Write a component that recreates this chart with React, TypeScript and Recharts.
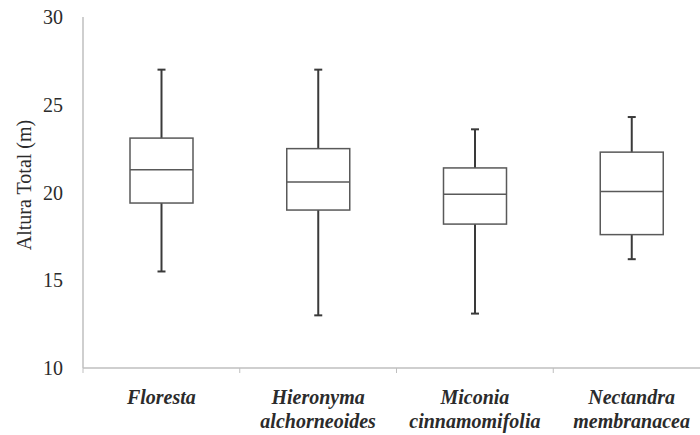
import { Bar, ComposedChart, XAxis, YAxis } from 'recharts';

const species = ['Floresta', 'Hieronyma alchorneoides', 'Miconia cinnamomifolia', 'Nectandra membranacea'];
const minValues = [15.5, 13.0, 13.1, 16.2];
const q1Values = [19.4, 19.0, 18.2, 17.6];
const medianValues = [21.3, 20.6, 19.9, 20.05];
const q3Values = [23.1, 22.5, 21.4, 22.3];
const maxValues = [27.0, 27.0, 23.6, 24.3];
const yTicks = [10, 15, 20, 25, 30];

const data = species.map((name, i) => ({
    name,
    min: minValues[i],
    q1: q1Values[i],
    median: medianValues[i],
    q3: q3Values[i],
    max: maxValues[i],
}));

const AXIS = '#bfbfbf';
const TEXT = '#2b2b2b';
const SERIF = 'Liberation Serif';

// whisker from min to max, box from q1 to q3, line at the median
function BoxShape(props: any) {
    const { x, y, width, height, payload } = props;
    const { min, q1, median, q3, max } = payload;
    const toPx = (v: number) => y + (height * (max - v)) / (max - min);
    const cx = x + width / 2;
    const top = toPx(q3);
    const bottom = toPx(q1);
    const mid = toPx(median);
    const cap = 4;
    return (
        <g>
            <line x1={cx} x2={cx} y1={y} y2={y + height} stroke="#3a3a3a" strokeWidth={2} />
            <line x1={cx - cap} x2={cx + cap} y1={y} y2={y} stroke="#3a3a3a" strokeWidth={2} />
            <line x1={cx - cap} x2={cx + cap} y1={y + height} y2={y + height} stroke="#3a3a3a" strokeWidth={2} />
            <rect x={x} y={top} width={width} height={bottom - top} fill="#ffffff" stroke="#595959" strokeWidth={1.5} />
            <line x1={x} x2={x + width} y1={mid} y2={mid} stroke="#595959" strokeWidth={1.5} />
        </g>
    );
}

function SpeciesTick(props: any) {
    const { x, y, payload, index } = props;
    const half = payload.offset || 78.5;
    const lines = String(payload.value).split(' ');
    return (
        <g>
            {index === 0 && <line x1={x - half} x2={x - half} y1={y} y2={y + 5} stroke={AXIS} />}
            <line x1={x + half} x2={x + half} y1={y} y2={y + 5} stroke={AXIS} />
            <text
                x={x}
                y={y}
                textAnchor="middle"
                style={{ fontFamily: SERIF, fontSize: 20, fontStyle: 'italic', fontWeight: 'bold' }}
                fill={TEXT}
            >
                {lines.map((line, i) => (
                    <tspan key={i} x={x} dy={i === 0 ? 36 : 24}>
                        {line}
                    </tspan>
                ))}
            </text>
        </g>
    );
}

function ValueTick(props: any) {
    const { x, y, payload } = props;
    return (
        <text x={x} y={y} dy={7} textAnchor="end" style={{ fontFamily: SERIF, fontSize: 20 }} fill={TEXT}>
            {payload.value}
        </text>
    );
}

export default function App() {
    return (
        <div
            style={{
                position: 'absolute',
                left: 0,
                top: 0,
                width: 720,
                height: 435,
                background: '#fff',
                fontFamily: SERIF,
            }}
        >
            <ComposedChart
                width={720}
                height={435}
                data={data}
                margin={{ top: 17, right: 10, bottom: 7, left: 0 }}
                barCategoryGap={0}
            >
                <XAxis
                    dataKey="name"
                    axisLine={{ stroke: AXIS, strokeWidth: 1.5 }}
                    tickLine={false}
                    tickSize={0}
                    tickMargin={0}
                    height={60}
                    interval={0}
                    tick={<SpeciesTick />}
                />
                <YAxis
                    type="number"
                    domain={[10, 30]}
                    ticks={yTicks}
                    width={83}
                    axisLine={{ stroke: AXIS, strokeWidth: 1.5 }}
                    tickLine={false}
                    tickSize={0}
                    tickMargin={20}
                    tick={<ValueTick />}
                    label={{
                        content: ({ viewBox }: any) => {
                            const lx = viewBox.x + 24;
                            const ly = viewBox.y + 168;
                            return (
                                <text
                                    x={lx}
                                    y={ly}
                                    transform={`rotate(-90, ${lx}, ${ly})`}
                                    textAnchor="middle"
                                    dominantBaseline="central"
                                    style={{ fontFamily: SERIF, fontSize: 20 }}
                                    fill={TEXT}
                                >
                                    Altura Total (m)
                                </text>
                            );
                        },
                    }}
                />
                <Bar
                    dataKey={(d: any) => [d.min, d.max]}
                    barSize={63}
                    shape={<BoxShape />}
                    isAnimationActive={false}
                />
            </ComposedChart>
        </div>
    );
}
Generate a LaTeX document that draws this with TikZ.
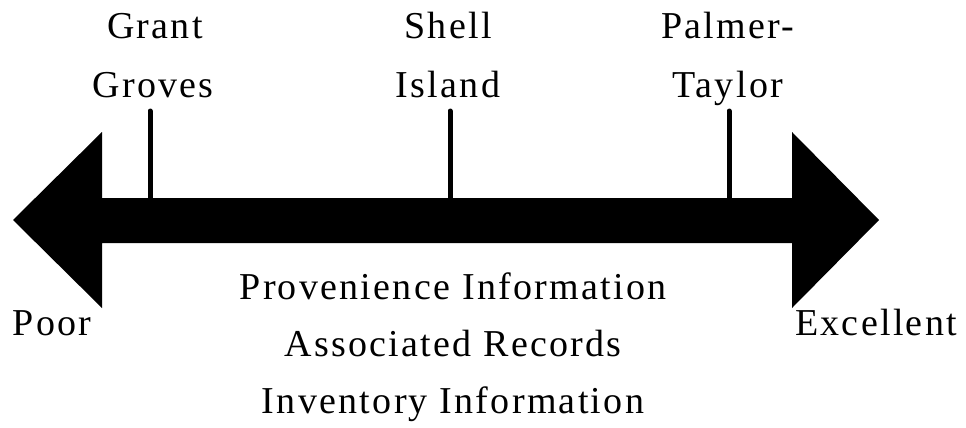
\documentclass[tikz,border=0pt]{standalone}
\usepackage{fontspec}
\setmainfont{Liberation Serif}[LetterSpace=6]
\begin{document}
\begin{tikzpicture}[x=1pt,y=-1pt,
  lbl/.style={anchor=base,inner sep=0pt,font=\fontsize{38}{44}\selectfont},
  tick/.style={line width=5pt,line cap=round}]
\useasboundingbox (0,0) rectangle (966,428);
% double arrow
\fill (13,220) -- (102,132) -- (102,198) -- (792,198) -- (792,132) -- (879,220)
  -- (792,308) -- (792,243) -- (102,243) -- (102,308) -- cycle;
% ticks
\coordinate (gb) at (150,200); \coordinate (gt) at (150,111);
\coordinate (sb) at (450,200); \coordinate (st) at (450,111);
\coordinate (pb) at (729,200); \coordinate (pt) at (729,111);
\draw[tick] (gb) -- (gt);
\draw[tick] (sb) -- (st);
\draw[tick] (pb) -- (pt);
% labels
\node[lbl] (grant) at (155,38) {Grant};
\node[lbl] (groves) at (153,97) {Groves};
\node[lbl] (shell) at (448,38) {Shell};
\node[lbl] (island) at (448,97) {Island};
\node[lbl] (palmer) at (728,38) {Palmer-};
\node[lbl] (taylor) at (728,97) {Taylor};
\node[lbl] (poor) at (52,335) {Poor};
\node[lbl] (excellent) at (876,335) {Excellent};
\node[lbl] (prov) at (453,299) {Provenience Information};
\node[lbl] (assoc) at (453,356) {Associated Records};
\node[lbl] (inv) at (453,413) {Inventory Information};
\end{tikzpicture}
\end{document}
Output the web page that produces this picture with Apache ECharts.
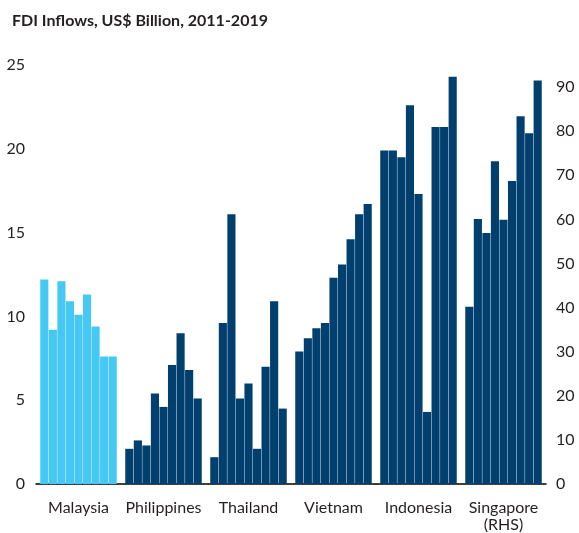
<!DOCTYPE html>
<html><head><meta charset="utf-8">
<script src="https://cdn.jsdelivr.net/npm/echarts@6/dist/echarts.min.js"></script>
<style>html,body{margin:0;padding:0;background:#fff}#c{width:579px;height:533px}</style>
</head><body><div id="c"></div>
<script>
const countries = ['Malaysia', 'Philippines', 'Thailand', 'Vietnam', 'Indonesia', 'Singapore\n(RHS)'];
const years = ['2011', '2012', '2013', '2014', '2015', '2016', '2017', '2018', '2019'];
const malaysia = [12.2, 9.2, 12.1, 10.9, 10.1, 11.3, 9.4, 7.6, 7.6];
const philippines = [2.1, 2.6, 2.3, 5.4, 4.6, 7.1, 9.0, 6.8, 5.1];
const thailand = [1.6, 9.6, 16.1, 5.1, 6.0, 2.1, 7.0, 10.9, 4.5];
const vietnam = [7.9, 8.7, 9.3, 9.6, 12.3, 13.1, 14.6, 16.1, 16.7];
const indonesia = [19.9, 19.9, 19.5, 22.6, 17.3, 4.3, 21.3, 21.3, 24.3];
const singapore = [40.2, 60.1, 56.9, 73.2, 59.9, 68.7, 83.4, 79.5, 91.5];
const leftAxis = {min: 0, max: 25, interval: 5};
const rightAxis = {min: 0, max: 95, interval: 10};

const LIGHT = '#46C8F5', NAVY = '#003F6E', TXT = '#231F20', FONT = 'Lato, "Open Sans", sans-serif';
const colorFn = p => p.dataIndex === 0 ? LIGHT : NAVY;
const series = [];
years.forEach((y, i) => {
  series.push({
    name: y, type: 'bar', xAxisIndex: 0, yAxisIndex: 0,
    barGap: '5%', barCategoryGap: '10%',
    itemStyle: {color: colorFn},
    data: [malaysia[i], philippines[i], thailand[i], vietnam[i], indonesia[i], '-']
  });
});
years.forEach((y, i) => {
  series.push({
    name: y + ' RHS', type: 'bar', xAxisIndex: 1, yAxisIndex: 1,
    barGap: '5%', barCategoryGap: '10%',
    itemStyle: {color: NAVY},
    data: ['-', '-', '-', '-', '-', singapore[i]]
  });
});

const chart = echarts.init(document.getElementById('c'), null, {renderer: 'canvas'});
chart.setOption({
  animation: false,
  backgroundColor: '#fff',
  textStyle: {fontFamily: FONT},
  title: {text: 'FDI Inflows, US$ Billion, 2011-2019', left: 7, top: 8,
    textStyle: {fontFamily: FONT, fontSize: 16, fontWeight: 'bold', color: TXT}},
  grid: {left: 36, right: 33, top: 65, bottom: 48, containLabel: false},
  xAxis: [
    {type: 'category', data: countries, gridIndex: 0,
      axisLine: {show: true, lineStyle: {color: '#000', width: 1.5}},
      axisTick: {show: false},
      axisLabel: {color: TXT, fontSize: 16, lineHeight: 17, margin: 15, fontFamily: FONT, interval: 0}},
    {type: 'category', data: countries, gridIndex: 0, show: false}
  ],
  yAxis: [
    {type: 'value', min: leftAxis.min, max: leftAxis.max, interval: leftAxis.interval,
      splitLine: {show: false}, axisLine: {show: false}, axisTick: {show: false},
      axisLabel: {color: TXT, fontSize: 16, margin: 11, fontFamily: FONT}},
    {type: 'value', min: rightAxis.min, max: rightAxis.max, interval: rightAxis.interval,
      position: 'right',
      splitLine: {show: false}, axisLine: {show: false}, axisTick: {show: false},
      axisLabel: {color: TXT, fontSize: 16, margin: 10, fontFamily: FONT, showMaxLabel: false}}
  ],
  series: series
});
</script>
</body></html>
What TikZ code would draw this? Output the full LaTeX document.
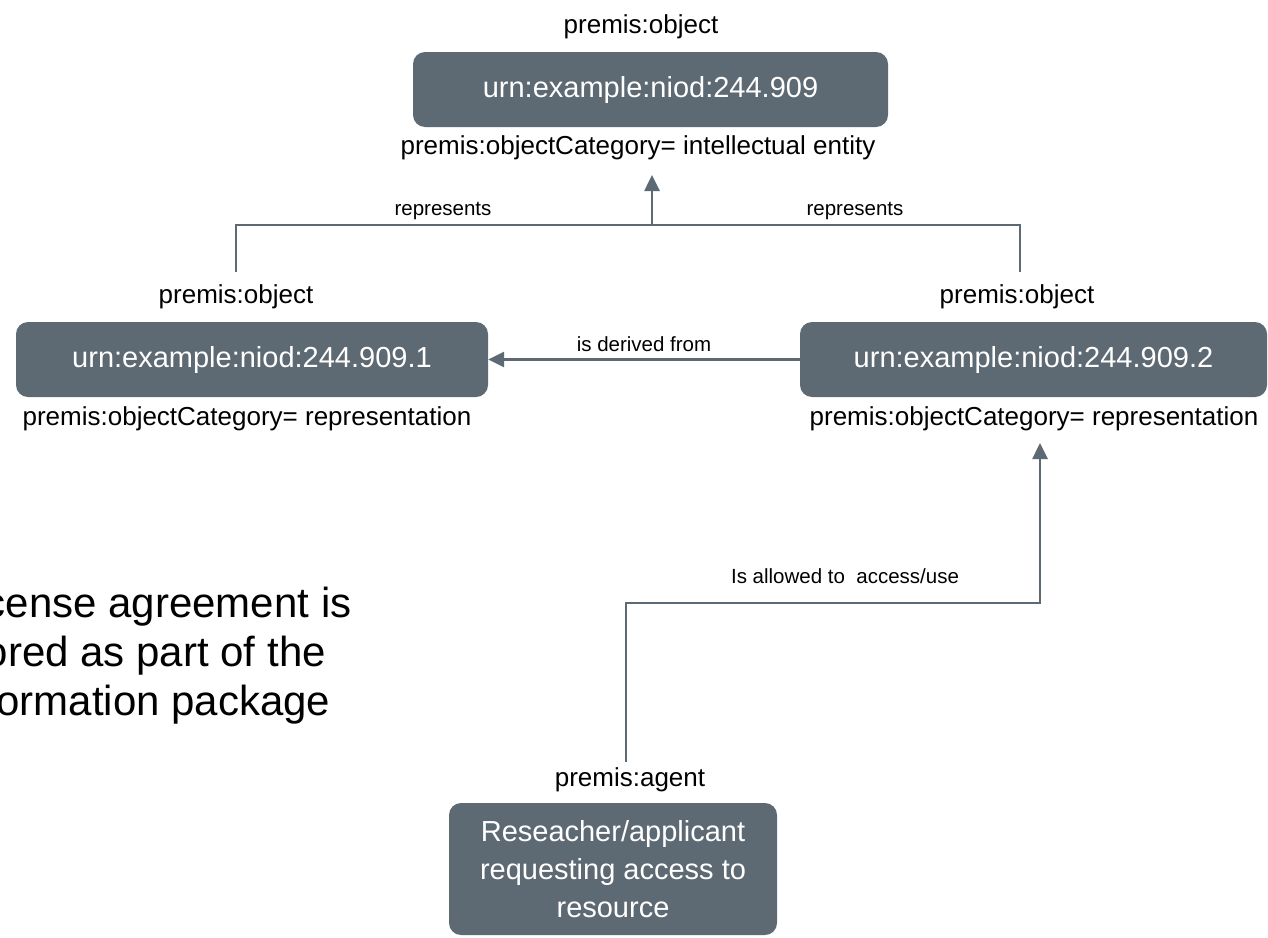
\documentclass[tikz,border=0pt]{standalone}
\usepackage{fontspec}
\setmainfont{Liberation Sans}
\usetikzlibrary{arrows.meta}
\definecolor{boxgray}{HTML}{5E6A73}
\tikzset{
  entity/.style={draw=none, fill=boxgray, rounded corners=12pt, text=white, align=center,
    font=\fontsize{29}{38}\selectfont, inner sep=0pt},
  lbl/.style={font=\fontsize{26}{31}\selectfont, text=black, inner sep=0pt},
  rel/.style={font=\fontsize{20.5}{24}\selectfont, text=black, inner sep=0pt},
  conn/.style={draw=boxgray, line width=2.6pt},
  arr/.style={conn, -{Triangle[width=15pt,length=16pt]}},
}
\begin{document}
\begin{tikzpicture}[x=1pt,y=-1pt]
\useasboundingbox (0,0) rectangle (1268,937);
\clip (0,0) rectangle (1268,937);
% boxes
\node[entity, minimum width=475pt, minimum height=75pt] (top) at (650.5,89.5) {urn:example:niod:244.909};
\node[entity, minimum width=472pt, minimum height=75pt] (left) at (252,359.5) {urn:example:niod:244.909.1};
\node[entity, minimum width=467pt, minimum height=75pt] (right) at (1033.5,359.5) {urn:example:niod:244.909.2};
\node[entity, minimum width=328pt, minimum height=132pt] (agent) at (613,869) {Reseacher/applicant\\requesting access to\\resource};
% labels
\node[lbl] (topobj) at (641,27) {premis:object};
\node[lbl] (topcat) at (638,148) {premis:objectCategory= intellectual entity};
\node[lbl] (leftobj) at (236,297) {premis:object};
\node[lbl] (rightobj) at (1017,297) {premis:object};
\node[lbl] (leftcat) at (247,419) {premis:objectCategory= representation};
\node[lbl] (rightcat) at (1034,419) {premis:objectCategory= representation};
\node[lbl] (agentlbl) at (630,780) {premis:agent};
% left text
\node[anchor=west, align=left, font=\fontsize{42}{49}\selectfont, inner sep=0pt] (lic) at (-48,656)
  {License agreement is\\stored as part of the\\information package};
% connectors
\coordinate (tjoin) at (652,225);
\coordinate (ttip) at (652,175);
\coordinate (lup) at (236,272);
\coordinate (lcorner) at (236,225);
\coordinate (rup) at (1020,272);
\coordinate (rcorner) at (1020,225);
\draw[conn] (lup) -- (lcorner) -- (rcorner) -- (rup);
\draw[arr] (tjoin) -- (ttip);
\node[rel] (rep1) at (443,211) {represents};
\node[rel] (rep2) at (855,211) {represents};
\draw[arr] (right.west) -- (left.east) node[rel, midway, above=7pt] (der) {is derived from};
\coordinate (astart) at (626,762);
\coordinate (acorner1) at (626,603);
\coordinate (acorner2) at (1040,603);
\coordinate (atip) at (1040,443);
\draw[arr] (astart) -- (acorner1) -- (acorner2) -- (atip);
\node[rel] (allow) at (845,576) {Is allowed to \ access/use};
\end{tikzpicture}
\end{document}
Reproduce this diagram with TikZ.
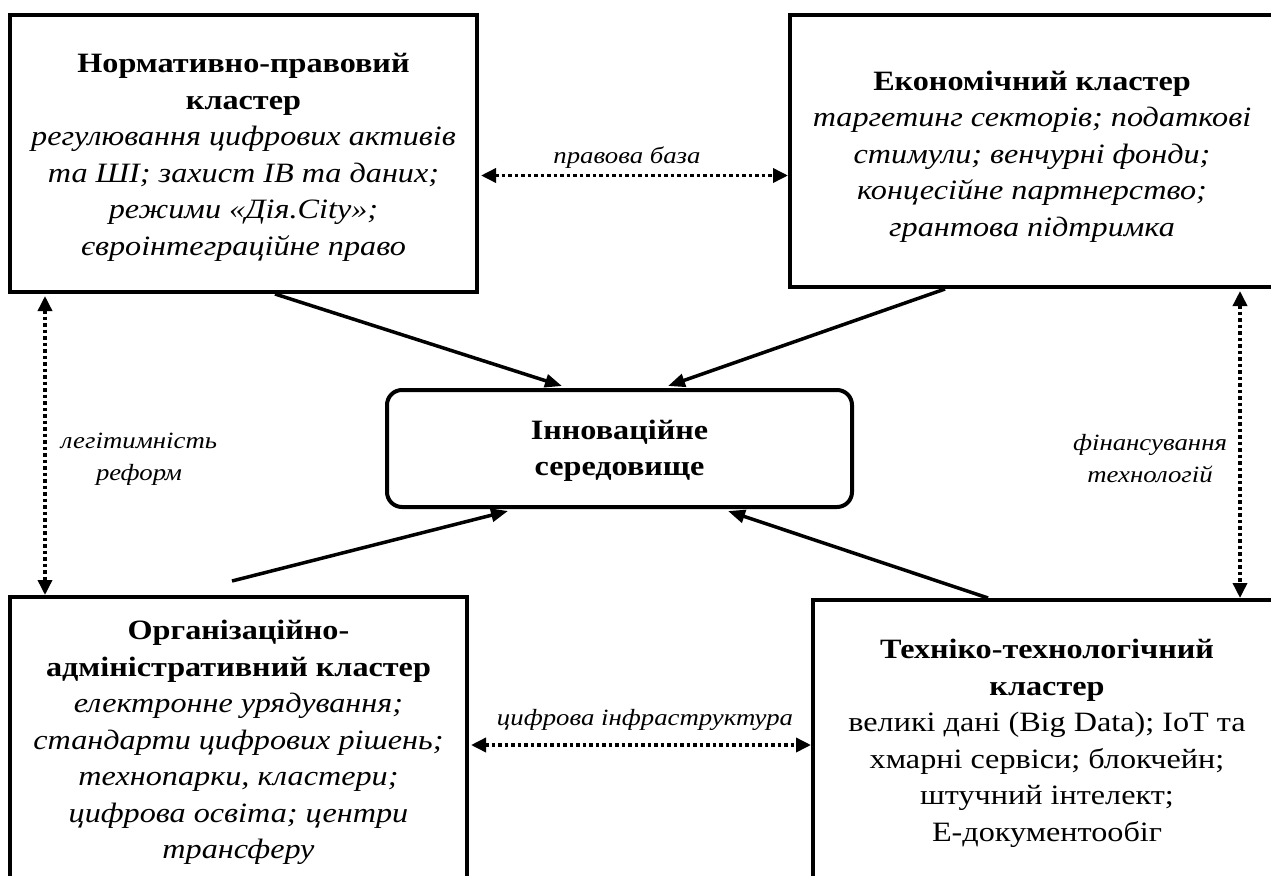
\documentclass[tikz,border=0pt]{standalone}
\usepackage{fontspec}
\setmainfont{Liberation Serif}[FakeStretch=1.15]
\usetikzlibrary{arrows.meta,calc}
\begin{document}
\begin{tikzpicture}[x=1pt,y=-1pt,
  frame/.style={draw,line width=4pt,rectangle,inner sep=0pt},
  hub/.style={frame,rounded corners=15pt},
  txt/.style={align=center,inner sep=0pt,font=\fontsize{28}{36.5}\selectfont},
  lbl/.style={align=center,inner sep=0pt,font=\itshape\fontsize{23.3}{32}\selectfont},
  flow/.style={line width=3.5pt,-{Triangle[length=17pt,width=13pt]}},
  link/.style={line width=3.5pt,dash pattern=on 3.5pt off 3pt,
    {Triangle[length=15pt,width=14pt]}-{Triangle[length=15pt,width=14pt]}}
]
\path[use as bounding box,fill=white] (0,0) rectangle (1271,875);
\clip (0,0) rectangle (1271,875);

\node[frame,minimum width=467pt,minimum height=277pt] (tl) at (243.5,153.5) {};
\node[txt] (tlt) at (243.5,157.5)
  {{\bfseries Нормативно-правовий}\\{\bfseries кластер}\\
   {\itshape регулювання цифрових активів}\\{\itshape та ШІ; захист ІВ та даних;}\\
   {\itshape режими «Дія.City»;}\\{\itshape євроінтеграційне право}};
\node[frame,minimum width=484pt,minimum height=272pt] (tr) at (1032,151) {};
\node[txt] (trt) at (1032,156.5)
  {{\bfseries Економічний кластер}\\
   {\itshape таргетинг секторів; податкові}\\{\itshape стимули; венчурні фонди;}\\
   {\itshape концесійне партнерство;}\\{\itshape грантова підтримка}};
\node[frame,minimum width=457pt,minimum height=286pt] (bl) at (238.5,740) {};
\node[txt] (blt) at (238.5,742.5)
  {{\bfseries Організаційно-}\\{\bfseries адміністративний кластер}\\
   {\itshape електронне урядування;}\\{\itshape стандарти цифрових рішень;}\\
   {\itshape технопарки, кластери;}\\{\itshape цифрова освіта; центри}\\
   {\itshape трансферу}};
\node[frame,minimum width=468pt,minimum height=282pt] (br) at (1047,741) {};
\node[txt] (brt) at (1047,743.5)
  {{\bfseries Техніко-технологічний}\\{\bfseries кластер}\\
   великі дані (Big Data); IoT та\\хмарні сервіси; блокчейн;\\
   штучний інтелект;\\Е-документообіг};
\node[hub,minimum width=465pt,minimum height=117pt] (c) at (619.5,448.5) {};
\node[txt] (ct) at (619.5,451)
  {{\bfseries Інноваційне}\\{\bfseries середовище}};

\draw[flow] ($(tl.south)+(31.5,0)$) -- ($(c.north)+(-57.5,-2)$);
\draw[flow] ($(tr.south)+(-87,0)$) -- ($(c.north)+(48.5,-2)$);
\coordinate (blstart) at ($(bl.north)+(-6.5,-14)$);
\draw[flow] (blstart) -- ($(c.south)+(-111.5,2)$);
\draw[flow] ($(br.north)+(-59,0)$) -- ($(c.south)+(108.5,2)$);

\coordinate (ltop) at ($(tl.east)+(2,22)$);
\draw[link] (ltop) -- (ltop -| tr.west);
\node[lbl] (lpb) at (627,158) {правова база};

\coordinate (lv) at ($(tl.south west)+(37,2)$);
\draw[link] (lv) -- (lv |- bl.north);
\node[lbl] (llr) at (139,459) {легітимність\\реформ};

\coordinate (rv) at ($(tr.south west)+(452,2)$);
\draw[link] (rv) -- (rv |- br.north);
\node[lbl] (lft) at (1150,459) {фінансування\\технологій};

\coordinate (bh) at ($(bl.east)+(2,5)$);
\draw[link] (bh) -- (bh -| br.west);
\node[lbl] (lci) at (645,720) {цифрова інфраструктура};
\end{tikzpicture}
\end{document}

■ Exercise ■
Filter the records above for "with" and copy every matching line.

■ Full response ■
Write a component that recreates this chart with React, TypeScript and Recharts.
Generate a LaTeX document that draws this with TikZ.
Output the web page that produces this picture with Apache ECharts.
Reproduce this diagram with TikZ.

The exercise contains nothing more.